EMMA'S DIARY
Dear Diary,
Pain that runs so deep that merely looking at my dress hanging there, even this very day cuts through me so deeply that I can’t even bring myself to hold it to my heart or body for that matter. I touch it from a safe distance. My dress is beautiful, it really is. The memories of my wedding day, however, are not. I swear that shortly after saying the vows that should last me a lifetime I have wanted to run and have been running ever since, sounds like there's a movie in that somewhere….haha. Somehow it seems the events that unfolded, paved the way for my marriage and all that it was to become. Run I did, not physically but emotionally. I ran as emotionally far away from my husband as you can get. But I guess it's more like a treadmill workout, the scenery is the same, I keep moving and running but getting nowhere. The wedding of a bride with two bottles of champagne in by midday (the time of the ceremony) was never going to be straightforward, but believe it or not, I felt well walking down the aisle even throughout the vows. It was the rest of the day that was, which I now know to be so traumatic. To this day we still have never printed even one wedding photograph off, we have still never picked photos for the album that we have never collected yet paid for, it is all just a bit too painful and a bit too tinged with lost hope and regret. God knows what the poor photographer thinks…..Eight years no album pick up! Between the in laws deciding they were leaving early on account of us not inviting a toxic family member, to the
much detested (by me) best man using the C bomb in his speech and just being his usual shit of a self. To my dress becoming too big and my massive boobs bobbing everywhere and me ending up looking, or at least feeling like trash. To asking certain people to leave and finally, opening the presents and cards, hungover the next morning without my husband (who was asleep next to me) because I was still drunk and thought that's what we were supposed to do. No sharing of memories, not talking about the night or the fun. None of the usually loved up married shit you do. As soon as we opened our eyes the onslaught of misery began. I swear that by that next morning, I had completely ran out of love. Like I had been emptied of my soul somehow. That makes me sad. So very sad. It has now been years of resentment, years of anger, unjust and blame.
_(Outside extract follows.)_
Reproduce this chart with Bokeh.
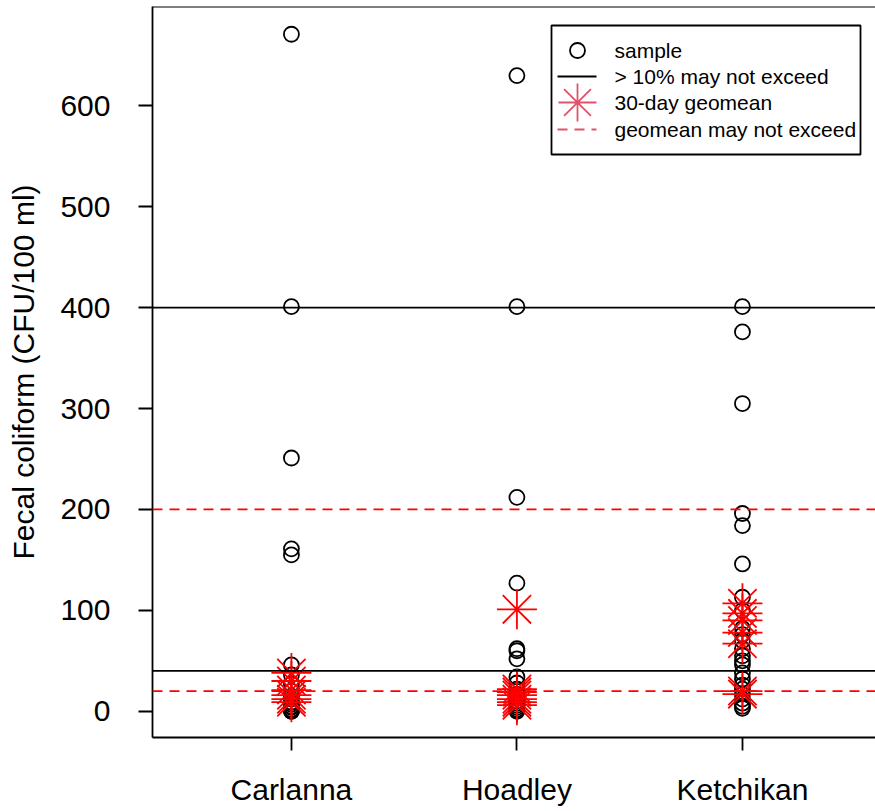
from bokeh.plotting import figure
from bokeh.models import Range1d, Span, FixedTicker
from bokeh.embed import file_html
from bokeh.resources import INLINE
from bokeh.core.properties import value

# Sampling sites along the x axis
sites = ["Carlanna", "Hoadley", "Ketchikan"]
site_pos = [1, 2, 3]

# Individual fecal coliform samples (CFU/100 ml)
carlanna_samples = [671, 401, 251, 161, 155, 46, 36, 27, 20, 15, 12, 9, 7, 5, 4, 2, 1, 0, 0]
hoadley_samples = [630, 401, 212, 127, 62, 60, 52, 34, 28, 22, 17, 13, 10, 8, 6, 4, 2, 1, 0]
ketchikan_samples = [401, 376, 305, 196, 184, 146, 113, 100, 82, 76, 70, 62, 55, 50, 46,
                     38, 32, 26, 22, 17, 12, 8, 5, 3]

# Rolling 30-day geometric means
carlanna_geomean = [38, 30, 21, 16, 12, 9]
hoadley_geomean = [101, 22, 19, 16, 12, 9, 6]
ketchikan_geomean = [107, 97, 90, 78, 67, 20, 17]

# Water quality criteria
single_sample_limits = [400, 40]   # > 10% of samples may not exceed
geomean_limits = [200, 20]         # geometric mean may not exceed

legend_labels = ["sample", "> 10% may not exceed", "30-day geomean", "geomean may not exceed"]

FONT = "Liberation Sans"
LW = 1.8

samples = [carlanna_samples, hoadley_samples, ketchikan_samples]
geomeans = [carlanna_geomean, hoadley_geomean, ketchikan_geomean]

sx, sy = [], []
for pos, vals in zip(site_pos, samples):
    sx += [pos] * len(vals)
    sy += vals
gx, gy = [], []
for pos, vals in zip(site_pos, geomeans):
    gx += [pos] * len(vals)
    gy += vals

p = figure(width=875, height=811, output_backend="svg", toolbar_location=None,
           x_range=Range1d(0.384, 3.59), y_range=Range1d(-26, 698.5),
           min_border_left=152, min_border_right=0, min_border_top=6,
           min_border_bottom=74, background_fill_color="white",
           border_fill_color="white")
p.outline_line_color = None
p.xgrid.visible = False
p.ygrid.visible = False

# axes
for ax in (p.xaxis[0], p.yaxis[0]):
    ax.axis_line_width = LW
    ax.axis_line_color = "black"
    ax.major_tick_line_width = LW
    ax.major_tick_line_color = "black"
    ax.major_tick_in = 0
    ax.minor_tick_line_color = None
    ax.major_label_text_font = FONT
    ax.major_label_text_font_size = "30px"
    ax.major_label_text_color = "black"

p.xaxis.ticker = FixedTicker(ticks=site_pos)
p.xaxis.major_label_overrides = {pos: name for pos, name in zip(site_pos, sites)}
p.xaxis.major_tick_out = 13
p.xaxis.major_label_standoff = 22

p.yaxis.ticker = FixedTicker(ticks=[0, 100, 200, 300, 400, 500, 600])
p.yaxis.major_tick_out = 14
p.yaxis.major_label_standoff = 28
p.yaxis.axis_label = "Fecal coliform (CFU/100 ml)"
p.yaxis.axis_label_text_font = FONT
p.yaxis.axis_label_text_font_size = "30px"
p.yaxis.axis_label_text_font_style = "normal"
p.yaxis.axis_label_text_color = "black"
p.yaxis.axis_label_standoff = 17

# top edge of the box
p.add_layout(Span(location=p.y_range.end, dimension="width", line_color="black",
                  line_width=LW))

# criteria lines
for lim in single_sample_limits:
    p.add_layout(Span(location=lim, dimension="width", line_color="black", line_width=LW))
for lim in geomean_limits:
    p.add_layout(Span(location=lim, dimension="width", line_color="red",
                      line_width=LW, line_dash="10 7"))

# samples and geomeans
p.scatter(sx, sy, marker="circle", size=15, fill_color=None, line_color="black",
          line_width=LW)
p.scatter(gx, gy, marker="asterisk", size=40, line_color="red", line_width=LW)

# legend drawn in canvas-pixel coordinates
p.extra_x_ranges["px_x"] = Range1d(152, 875)
p.extra_y_ranges["px_y"] = Range1d(737, 6)
kw = dict(x_range_name="px_x", y_range_name="px_y")
PINK = "#DF536B"
p.quad(left=[551], right=[860], top=[25], bottom=[154], fill_color="white",
       line_color="black", line_width=LW, **kw)
p.scatter([577], [50], marker="circle", size=15, fill_color=None, line_color="black",
          line_width=LW, **kw)
p.segment([557], [76], [596], [76], line_color="black", line_width=LW, **kw)
p.scatter([577], [102], marker="asterisk", size=38, line_color=PINK, line_width=LW, **kw)
p.segment([557], [129], [596], [129], line_color=PINK, line_width=LW, line_dash="10 7", **kw)
p.text([614] * 4, [50, 76, 102, 129], text=legend_labels, text_baseline="middle",
       text_align="left", text_font=value(FONT), text_font_size="21px",
       text_color="black", **kw)

open("out.html", "w").write(file_html(p, INLINE))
Shortly after the wedding my emotions were erratic, the pain was too much, I was too alone, physically and metaphorically. I made late night calls to people, crying, wailing in fact and found no way of getting out of the trapped pain and anger.I am sure they were all worried but never said so. Or I don’t remember them saying so because wine made sure of that. I screeched, threatened divorce and became consumed with anger and despair.
My wedding dress that I have worn twice hangs on the curtain rail in my living room window. It has been done for several weeks now since starting with Marie Kondo’s ‘Spark Joy’, whereby you sort through ALL of your belongings and discard anything that doesn't’ spark joy. I am not up to the part of the book where I look at the sentimental items, yet the dress is here. I’m not entirely sure how it got there or why as I am two stages away from this section. I have worn it twice, once on my wedding day and once during an evening of alone drinking whilst my daughter was asleep and when the trauma of my wedding had become so excruciating that I believed a bottle of wine and by putting the dress on again it would somehow heal all of my wedding wounds. That, of course, was not what happened but still, I am here to tell the tale and so are the selfies I took of that night alone. I keep them as a reminder of the agony I recall feeling. Back to the wedding dress. Kon Marie tells you to hold items (every single item) close to your heart, close your eyes and breathe it in. Then ask yourself what the feeling is. Is it joy?If it is joy you keep the item.If it isn't any other emotion but joy you thank it for its service and off in the ether it goes. And Marie Kondo means business. Although I am not up to sentimental items yet (the last stage), looking at my dress hanging there in all its lace and beautiful glory I do not have to hold it anywhere near my heart to know that it does not bring me joy. In fact it brings me a bucket load of fucking pain.